GRİLEŞEN ARZULAR KABAKÖY
Gümüşhane’nin Arzular Kabaköy beldesinde sadece ciğerlere değil, vicdanlara da işleyen bir toz var. Görüyor musunuz? Duyuyor musunuz? Eğer hâlâ duymuyorsanız, sadece kulaklarınızı değil, vicdanınızı da kapatmışsınız demektir.
Geçtiğimiz günlerde Arzular Kabaköy Belediye Başkanı Çetin Rıza Tanış’ın Belediye Meclis Toplantı Salonu’nda yaptığı açıklamaları yerinde takip eden bir basın mensubu olarak söylüyorum: Bu sadece bir basın toplantısı değil, ciğerlerine toz dolmuş bir halkın haykırışıydı.
Ve ne yazık ki ben de o gün beldeye adım attığım anda bu tozun içinde kaldım. Gözlerimin önünde grileşmiş bir Arzular Kabaköy duruyordu. Ağaçlar mat, çiçekler solgun, evlerin çatıları bile gri bir örtüyle kaplanmıştı. Bu, sıradan bir kirlilik değil, her solukta ciğere dolan bir tehditti.
Başkan Tanış’ın şu sözü hâlâ kulaklarımda çınlıyor:
“Artık bu mesele çevre boyutundan çıktı, sağlık boyutuna geçti.”
Bu, sadece tozun, dumanın, partiküllerin manzarayı değil, ciğerlerimizi de işgal ettiği anlamına geliyor. Gümüşhane Çimen Fabrikası’nın bacalarından yükselen kirli dumanın içinde bir halkın sağlığı, bir beldenin geleceği kayboluyor.
Unutmayalım: Bir fabrika ekonomik katkı sağlarken, insan hayatını tehlikeye atıyorsa; o katkı artık kalkınma değil, bir bedel haline gelir. Çünkü üretimin, istihdamın, sanayileşmenin anlamı; sağlıklı bir toplumla mümkündür. Toprağın verimini yitirdiği, çocukların astımla büyüdüğü, yaşlıların nefes almakta zorlandığı bir yerde gelişmeden söz edemeyiz.
Başkan Tanış’ın talepleri ne kapatma, ne engelleme. “Fabrikayı kapatın demiyoruz, ama insanca üretim istiyoruz” çağrısı kadar makul ve insani bir talep olabilir mi? Gelişmiş hiçbir ülkede yerleşim alanlarına bu denli yakın bir çimento tesisine üretim izni verilmezken, biz neden hâlâ eski, kirli yöntemlere mahkûmuz?

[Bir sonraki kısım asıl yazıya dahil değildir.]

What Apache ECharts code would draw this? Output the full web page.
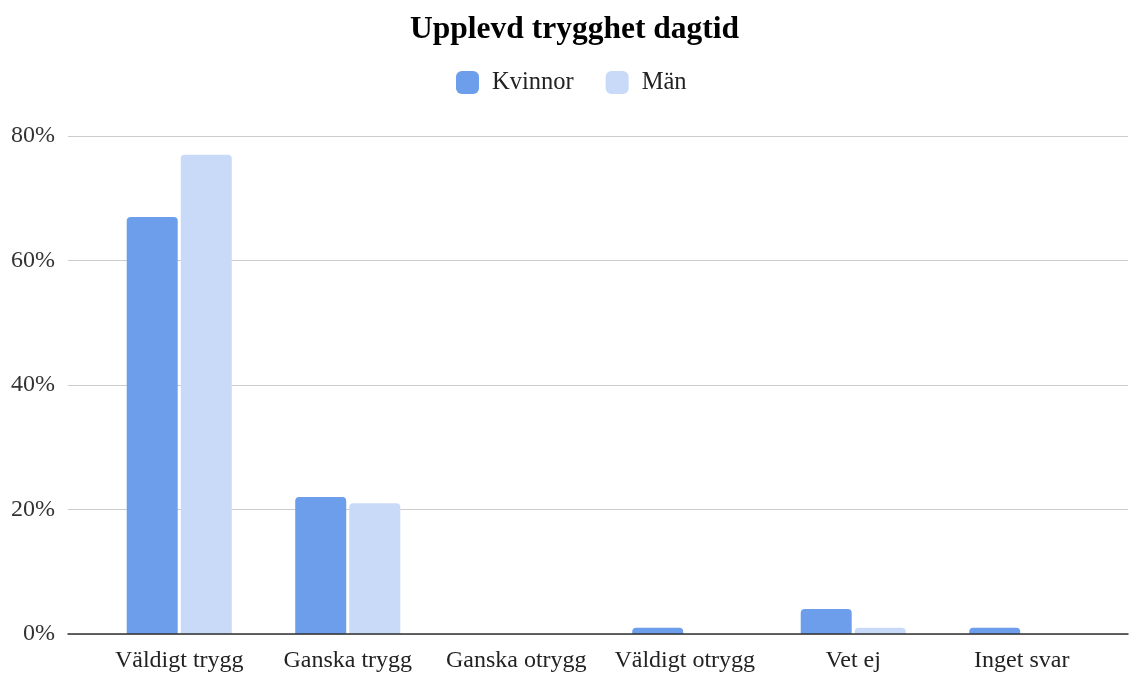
<!DOCTYPE html>
<html><head><meta charset="utf-8">
<script src="https://cdn.jsdelivr.net/npm/echarts@6/dist/echarts.min.js"></script>
<style>html,body{margin:0;padding:0;background:#fff}#c{width:1131px;height:673px}</style>
</head><body><div id="c"></div>
<script>
const categories = ['Väldigt trygg','Ganska trygg','Ganska otrygg','Väldigt otrygg','Vet ej','Inget svar'];
const kvinnor = [67, 22, 0, 1, 4, 1];
const man = [77, 21, 0, 0, 1, 0];
const yTicks = [0, 20, 40, 60, 80];
const seriesNames = ['Kvinnor', 'Män'];

const FONT = '"Liberation Serif", "Times New Roman", serif';
const chart = echarts.init(document.getElementById('c'), null, {renderer: 'canvas'});
chart.setOption({
  animation: false,
  title: {
    text: 'Upplevd trygghet dagtid', left: 405, top: 9,
    textStyle: {fontFamily: FONT, fontWeight: 'bold', fontSize: 31.5, color: '#000'}
  },
  legend: {
    data: seriesNames, top: 65, left: 451, itemWidth: 23, itemHeight: 23, itemGap: 32,
    icon: 'roundRect',
    textStyle: {fontFamily: FONT, fontSize: 24.5, color: '#222', padding: [0, 0, 0, 8]}
  },
  grid: [
    {left: 95, right: 25, top: 136, bottom: 39, containLabel: false},
    {left: 68, right: 3, top: 136, bottom: 39, containLabel: false}
  ],
  xAxis: [
    {type: 'category', data: categories, gridIndex: 0,
     axisLine: {show: false}, axisTick: {show: false},
     axisLabel: {fontFamily: FONT, fontSize: 24, color: '#222', margin: 15, interval: 0}},
    {type: 'category', data: [''], gridIndex: 1, z: 5,
     axisLine: {show: true, lineStyle: {color: '#333', width: 1.5}}, axisTick: {show: false},
     axisLabel: {show: false}}
  ],
  yAxis: [
    {type: 'value', gridIndex: 0, min: 0, max: 80, interval: 20, show: false,
     splitLine: {show: false}},
    {type: 'value', gridIndex: 1, min: 0, max: 80, interval: 20,
     axisLine: {show: false}, axisTick: {show: false},
     splitLine: {lineStyle: {color: '#ccc', width: 1}},
     axisLabel: {fontFamily: FONT, fontSize: 24, color: '#333', margin: 13,
       customValues: yTicks, formatter: v => v + '%'}}
  ],
  series: [
    {name: seriesNames[0], type: 'bar', xAxisIndex: 0, yAxisIndex: 0, data: kvinnor,
     barWidth: 51, barGap: '6%', itemStyle: {color: '#6d9eeb', borderRadius: [4,4,0,0]}},
    {name: seriesNames[1], type: 'bar', xAxisIndex: 0, yAxisIndex: 0, data: man,
     barWidth: 51, barGap: '6%', itemStyle: {color: '#c9daf8', borderRadius: [4,4,0,0]}}
  ]
});
</script></body></html>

Çimento fabrikalarının oluşturduğu kirliliğin boyutunu bilim de teyit ediyor.
Sülfür oksitleri, azot oksitleri, karbon monoksit, karbon dioksit, ağır metaller… PM10 ve PM2.5 gibi görünmeyen ama ciğere doğrudan giren partiküller. Dünya Sağlık Örgütü, bu hava kirleticileri doğrudan kanser nedenleri arasında sayıyor. Bu kadar açıkken hâlâ sessizlik neden?
Devletin ve ilgili kurumların sessizliği, halkı yalnızlığa mahkûm ediyor. Başkan Tanış’ın “Kralına mı meydan okuyalım?” isyanı da tam burada anlam kazanıyor. Çünkü bu, artık sadece bir yerel yöneticinin değil, bütün bir beldenin çaresizliğidir.
Bu köşeden açıkça sesleniyorum:
Bu halk yalnız bırakılmamalı. Bu ülkenin vatandaşı sadece vergi veren değil, aynı zamanda sağlıklı yaşam hakkına sahip bireylerdir. Sağlık, anayasal bir haktır. Ve o hak şu an Arzular Kabaköy’de ağır ağır yok ediliyor.
Eğer bugün bu sese kulak verilmezse, yarın çok geç olabilir. Unutmayalım:
Bir toplumun sağlığını tehdit eden her şey, bir gün hepimizin kapısını çalar.
Arzular Kabaköy halkı sadece kendisi için değil, hepimiz için mücadele ediyor.
Bu sese kulak verin. Destek olun. Çünkü bu artık bir çevre değil, bir hayat meselesidir.